The 1960 release, The Little Shop of Horrors, which featured a brief appearance by a young Jack Nicholson, took just two days to shoot with Corman using the set of a previous film, Bucket of Blood.

A still from The Little Shop of Horrors. Photo: Archives du 7eme Art/ Photo12 via AFP

A stage musical based on the film opened in 1982 and would itself spawn a second film version four years later.

Corman decided to widen his horizons with a series of films based on the works of Edgar Allan Poe and featuring Vincent Price as the lead in all but one of them.

The House of Usher was released in 1960 and was followed by a string of others including The Raven, The Masque of the Red Death and The Tomb of Ligeia.

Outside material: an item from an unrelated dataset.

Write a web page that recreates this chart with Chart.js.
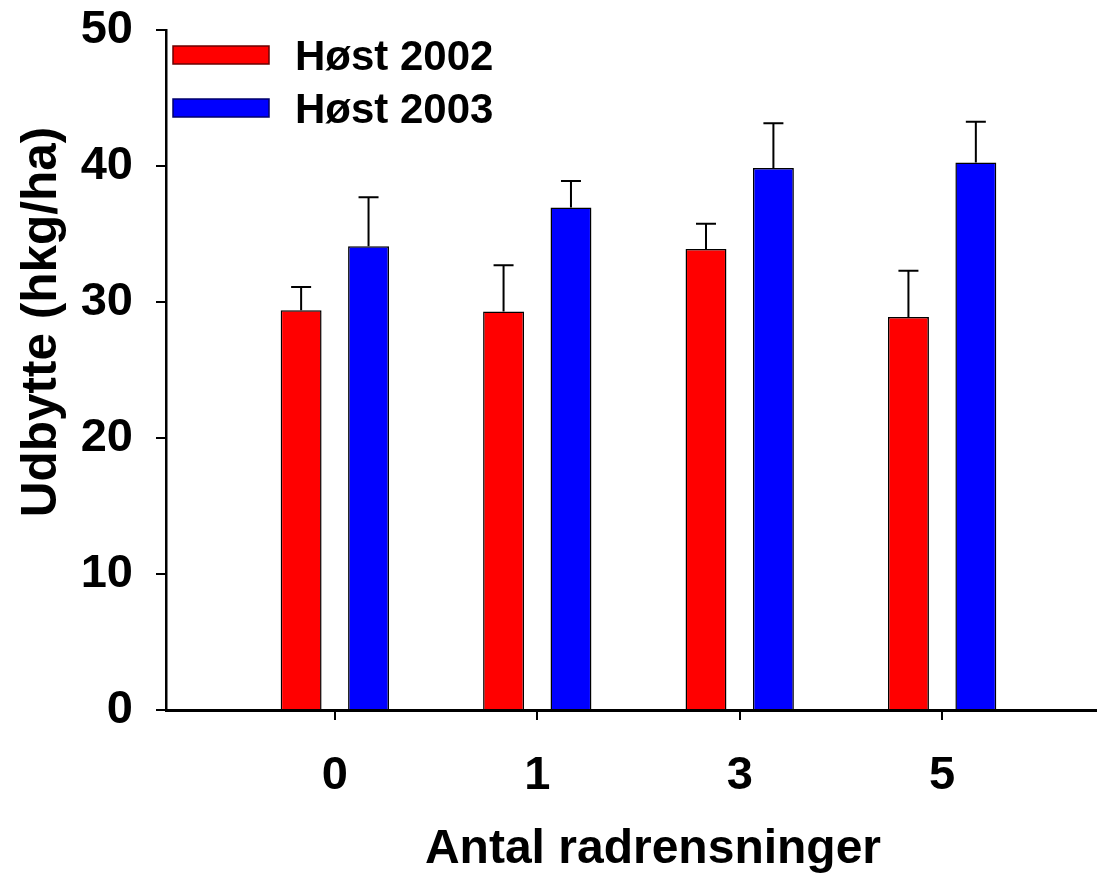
<!DOCTYPE html>
<html>
<head>
<meta charset="utf-8">
<script src="https://cdn.jsdelivr.net/npm/chart.js@4.4.1/dist/chart.umd.min.js"></script>
<style>
html,body{margin:0;padding:0;background:#fff;}
canvas{display:block;}
</style>
</head>
<body>
<canvas id="c" width="1097" height="880"></canvas>
<script>
const categories = ['0', '1', '3', '5'];
const series2002 = [29.4, 29.3, 33.9, 28.9];
const err2002 = [1.7, 3.4, 1.85, 3.4];
const series2003 = [34.1, 36.95, 39.85, 40.25];
const err2003 = [3.6, 1.95, 3.3, 3.0];
const yTicks = [0, 10, 20, 30, 40, 50];
const seriesLabels = ['Høst 2002', 'Høst 2003'];
const xTitle = 'Antal radrensninger';
const yTitle = 'Udbytte (hkg/ha)';

const FONT = '"Liberation Sans", Arial, Helvetica, sans-serif';

const errorBars = {
  id: 'errorBars',
  afterDatasetsDraw(chart) {
    const ctx = chart.ctx;
    const ys = chart.scales.y;
    ctx.save();
    ctx.strokeStyle = '#000';
    ctx.lineWidth = 2;
    chart.data.datasets.forEach((ds, di) => {
      const meta = chart.getDatasetMeta(di);
      meta.data.forEach((el, i) => {
        const top = ys.getPixelForValue(ds.data[i].y + ds.errors[i]);
        ctx.beginPath();
        ctx.moveTo(el.x, el.y);
        ctx.lineTo(el.x, top);
        ctx.moveTo(el.x - 10, top);
        ctx.lineTo(el.x + 10, top);
        ctx.stroke();
      });
    });
    ctx.restore();
  }
};

const extras = {
  id: 'extras',
  afterDraw(chart) {
    const ctx = chart.ctx;
    ctx.save();
    const boxes = [
      {y: 46, fill: '#ff0000', stroke: '#6a0000'},
      {y: 99, fill: '#0000ff', stroke: '#00006a'}
    ];
    ctx.font = 'bold 42px ' + FONT;
    ctx.textBaseline = 'middle';
    ctx.textAlign = 'left';
    boxes.forEach((b, i) => {
      ctx.fillStyle = b.fill;
      ctx.fillRect(173, b.y, 96, 18);
      ctx.strokeStyle = b.stroke;
      ctx.lineWidth = 1.5;
      ctx.strokeRect(173, b.y, 96, 18);
      ctx.fillStyle = '#000';
      ctx.fillText(seriesLabels[i], 295, b.y + 12);
    });
    ctx.font = 'bold 48px ' + FONT;
    ctx.textAlign = 'center';
    ctx.textBaseline = 'alphabetic';
    ctx.fillText(xTitle, 653, 863);
    ctx.font = 'bold 49.5px ' + FONT;
    ctx.translate(56, 322);
    ctx.rotate(-Math.PI / 2);
    ctx.fillText(yTitle, 0, 0);
    ctx.restore();
  }
};

new Chart(document.getElementById('c'), {
  type: 'bar',
  data: {
    datasets: [
      {
        label: seriesLabels[0],
        data: categories.map((c, i) => ({x: i, y: series2002[i]})),
        errors: err2002,
        backgroundColor: '#ff0000',
        borderColor: '#000',
        borderWidth: 1.5,
        borderSkipped: 'start'
      },
      {
        label: seriesLabels[1],
        data: categories.map((c, i) => ({x: i, y: series2003[i]})),
        errors: err2003,
        backgroundColor: '#0000ff',
        borderColor: '#000',
        borderWidth: 1.5,
        borderSkipped: 'start'
      }
    ]
  },
  options: {
    responsive: false,
    animation: false,
    devicePixelRatio: 1,
    categoryPercentage: 0.666,
    barPercentage: 0.607,
    layout: {padding: {top: 30, right: 0, left: 0, bottom: 0}},
    plugins: {legend: {display: false}, tooltip: {enabled: false}},
    scales: {
      x: {
        type: 'linear',
        offset: false,
        min: -0.834,
        max: 3.765,
        afterBuildTicks(scale) {
          scale.ticks = categories.map((c, i) => ({value: i}));
        },
        afterFit(scale) {
          scale.height = 170;
          scale.paddingLeft = 0;
          scale.paddingRight = 0;
        },
        ticks: {
          callback: (v) => categories[v],
          color: '#000',
          font: {family: FONT, size: 47, weight: 'bold'},
          padding: 28,
          maxRotation: 0,
          autoSkip: false
        },
        grid: {
          offset: false,
          drawOnChartArea: false,
          drawTicks: true,
          tickLength: 10,
          color: '#000',
          lineWidth: 2
        },
        border: {display: true, color: '#000', width: 3}
      },
      y: {
        min: 0,
        max: 50,
        afterBuildTicks(scale) {
          scale.ticks = yTicks.map(v => ({value: v}));
        },
        afterFit(scale) {
          scale.width = 166;
          scale.paddingTop = 0;
          scale.paddingBottom = 0;
        },
        ticks: {
          color: '#000',
          font: {family: FONT, size: 47, weight: 'bold'},
          padding: 23
        },
        grid: {
          drawOnChartArea: false,
          drawTicks: true,
          tickLength: 10,
          color: '#000',
          lineWidth: 2
        },
        border: {display: true, color: '#000', width: 2.5}
      }
    }
  },
  plugins: [errorBars, extras]
});
</script>
</body>
</html>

His 1962 film, The Intruder, which examined racial tensions in America's Deep South, featured a young William Shatner and won an award at the Venice Film Festival.

Despite this, the film flopped at the box office and became Corman's first film to make a loss, prompting him to remark that he'd stick to making films that entertained rather than carried a social message.

For a time he became part of the 1960s counter-culture, making biker film The Wild Angels, which starred Peter Fonda and Nancy Sinatra.

He also directed The Trip, which was written by and starred Jack Nicholson. The film was seen as the precursor of Easy Rider, with both Peter Fonda and Dennis Hopper featuring in the cast.

In the late 60s he set up his own production company, New World Pictures.

As well as continuing to make budget movies, he also began handling films made by distinguished foreign film-makers, including Francois Truffaut, Ingmar Bergman and Federico Fellini and introducing them to an American audience.

He sold New World Pictures in the 1980s but went on to form two more production companies. He also returned to the director's chair in 1990 with the film Frankenstein Unbound.

Based on a Brian Aldiss novel, it starred John Hurt and Bridget Fonda and featured a brief appearance by Michael Hutchence, the lead singer of the Australian band INXS.

In 2009 he received an Academy Award for Lifetime Achievement and continued to work well into his eighties, producing the 2010 films Dinoshark and Sharktopus for the Syfy TV channel.

The sheer quantity of films on which he worked is almost without precedent, as was his ability to find and nurture new talent.

Many of his films have taken on cult status and few directors have been so successful at making popular pictures on such tight budgets.

When asked how Corman would like to be remembered, he said, 'I was a filmmaker, just that,'" the family said in their statement.